* [Directions for this task]:
Starting at the first line of the listing below, repeat each line up to and including the one containing "Ist und<br>Bedarf, Feststellung<br>Funktion</div>". Leave out pictures.

======== Dataset content

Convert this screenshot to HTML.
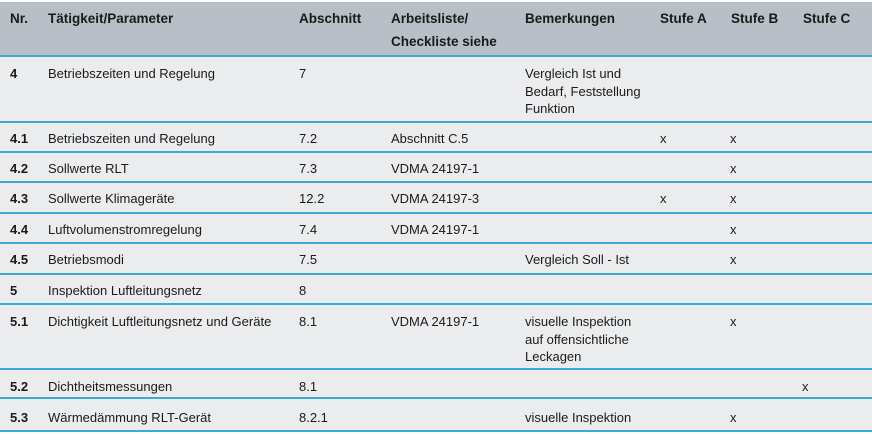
<!DOCTYPE html>
<html><head><meta charset="utf-8"><style>
body{margin:0;width:872px;height:441px;background:#fff;position:relative;overflow:hidden;font-family:"Liberation Sans",sans-serif;font-size:13px;color:#1a1a1a}
.hd{position:absolute;left:0;top:2px;width:872px;height:54px;background:#b8bfc6}
.bg{position:absolute;left:0;top:56px;width:872px;height:376px;background:#ebecee}
.ln{position:absolute;left:0;width:872px;height:2px;background:#3aa9dc}
.t{position:absolute;line-height:17.5px;white-space:nowrap;margin-top:2px}
.b{font-weight:bold}
.h{font-weight:bold;font-size:13.5px;line-height:23px;margin-top:0}
</style></head><body>
<div class="hd"></div><div class="bg"></div>
<div class="ln" style="top:55px"></div>
<div class="ln" style="top:121px"></div>
<div class="ln" style="top:151px"></div>
<div class="ln" style="top:181px"></div>
<div class="ln" style="top:212px"></div>
<div class="ln" style="top:242px"></div>
<div class="ln" style="top:273px"></div>
<div class="ln" style="top:303px"></div>
<div class="ln" style="top:368px"></div>
<div class="ln" style="top:397px"></div>
<div class="ln" style="top:430px"></div>

<div class="t h" style="left:10px;top:7px">Nr.</div>
<div class="t h" style="left:48px;top:7px">Tätigkeit/Parameter</div>
<div class="t h" style="left:299px;top:7px">Abschnitt</div>
<div class="t h" style="left:391px;top:7px">Arbeitsliste/<br>Checkliste siehe</div>
<div class="t h" style="left:525px;top:7px">Bemerkungen</div>
<div class="t h" style="left:660px;top:7px">Stufe A</div>
<div class="t h" style="left:731px;top:7px">Stufe B</div>
<div class="t h" style="left:803px;top:7px">Stufe C</div>

<div class="t b" style="left:10px;top:63px">4</div>
<div class="t" style="left:48px;top:63px">Betriebszeiten und Regelung</div>
<div class="t" style="left:299px;top:63px">7</div>
<div class="t" style="left:525px;top:63px">Vergleich Ist und<br>Bedarf, Feststellung<br>Funktion</div>

<div class="t b" style="left:10px;top:128px">4.1</div>
<div class="t" style="left:48px;top:128px">Betriebszeiten und Regelung</div>
<div class="t" style="left:299px;top:128px">7.2</div>
<div class="t" style="left:391px;top:128px">Abschnitt C.5</div>
<div class="t" style="left:660px;top:128px">x</div>
<div class="t" style="left:730px;top:128px">x</div>

<div class="t b" style="left:10px;top:158px">4.2</div>
<div class="t" style="left:48px;top:158px">Sollwerte RLT</div>
<div class="t" style="left:299px;top:158px">7.3</div>
<div class="t" style="left:391px;top:158px">VDMA 24197-1</div>
<div class="t" style="left:730px;top:158px">x</div>

<div class="t b" style="left:10px;top:188px">4.3</div>
<div class="t" style="left:48px;top:188px">Sollwerte Klimageräte</div>
<div class="t" style="left:299px;top:188px">12.2</div>
<div class="t" style="left:391px;top:188px">VDMA 24197-3</div>
<div class="t" style="left:660px;top:188px">x</div>
<div class="t" style="left:730px;top:188px">x</div>

<div class="t b" style="left:10px;top:219px">4.4</div>
<div class="t" style="left:48px;top:219px">Luftvolumenstromregelung</div>
<div class="t" style="left:299px;top:219px">7.4</div>
<div class="t" style="left:391px;top:219px">VDMA 24197-1</div>
<div class="t" style="left:730px;top:219px">x</div>

<div class="t b" style="left:10px;top:249px">4.5</div>
<div class="t" style="left:48px;top:249px">Betriebsmodi</div>
<div class="t" style="left:299px;top:249px">7.5</div>
<div class="t" style="left:525px;top:249px">Vergleich Soll - Ist</div>
<div class="t" style="left:730px;top:249px">x</div>

<div class="t b" style="left:10px;top:280px">5</div>
<div class="t" style="left:48px;top:280px">Inspektion Luftleitungsnetz</div>
<div class="t" style="left:299px;top:280px">8</div>

<div class="t b" style="left:10px;top:311px">5.1</div>
<div class="t" style="left:48px;top:311px">Dichtigkeit Luftleitungsnetz und Geräte</div>
<div class="t" style="left:299px;top:311px">8.1</div>
<div class="t" style="left:391px;top:311px">VDMA 24197-1</div>
<div class="t" style="left:525px;top:311px">visuelle Inspektion<br>auf offensichtliche<br>Leckagen</div>
<div class="t" style="left:730px;top:311px">x</div>

<div class="t b" style="left:10px;top:376px">5.2</div>
<div class="t" style="left:48px;top:376px">Dichtheitsmessungen</div>
<div class="t" style="left:299px;top:376px">8.1</div>
<div class="t" style="left:802px;top:376px">x</div>

<div class="t b" style="left:10px;top:407px">5.3</div>
<div class="t" style="left:48px;top:407px">Wärmedämmung RLT-Gerät</div>
<div class="t" style="left:299px;top:407px">8.2.1</div>
<div class="t" style="left:525px;top:407px">visuelle Inspektion</div>
<div class="t" style="left:730px;top:407px">x</div>
</body></html>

================

* [Result for this task]:
Convert this screenshot to HTML.
<!DOCTYPE html>
<html><head><meta charset="utf-8"><style>
body{margin:0;width:872px;height:441px;background:#fff;position:relative;overflow:hidden;font-family:"Liberation Sans",sans-serif;font-size:13px;color:#1a1a1a}
.hd{position:absolute;left:0;top:2px;width:872px;height:54px;background:#b8bfc6}
.bg{position:absolute;left:0;top:56px;width:872px;height:376px;background:#ebecee}
.ln{position:absolute;left:0;width:872px;height:2px;background:#3aa9dc}
.t{position:absolute;line-height:17.5px;white-space:nowrap;margin-top:2px}
.b{font-weight:bold}
.h{font-weight:bold;font-size:13.5px;line-height:23px;margin-top:0}
</style></head><body>
<div class="hd"></div><div class="bg"></div>
<div class="ln" style="top:55px"></div>
<div class="ln" style="top:121px"></div>
<div class="ln" style="top:151px"></div>
<div class="ln" style="top:181px"></div>
<div class="ln" style="top:212px"></div>
<div class="ln" style="top:242px"></div>
<div class="ln" style="top:273px"></div>
<div class="ln" style="top:303px"></div>
<div class="ln" style="top:368px"></div>
<div class="ln" style="top:397px"></div>
<div class="ln" style="top:430px"></div>

<div class="t h" style="left:10px;top:7px">Nr.</div>
<div class="t h" style="left:48px;top:7px">Tätigkeit/Parameter</div>
<div class="t h" style="left:299px;top:7px">Abschnitt</div>
<div class="t h" style="left:391px;top:7px">Arbeitsliste/<br>Checkliste siehe</div>
<div class="t h" style="left:525px;top:7px">Bemerkungen</div>
<div class="t h" style="left:660px;top:7px">Stufe A</div>
<div class="t h" style="left:731px;top:7px">Stufe B</div>
<div class="t h" style="left:803px;top:7px">Stufe C</div>

<div class="t b" style="left:10px;top:63px">4</div>
<div class="t" style="left:48px;top:63px">Betriebszeiten und Regelung</div>
<div class="t" style="left:299px;top:63px">7</div>
<div class="t" style="left:525px;top:63px">Vergleich Ist und<br>Bedarf, Feststellung<br>Funktion</div>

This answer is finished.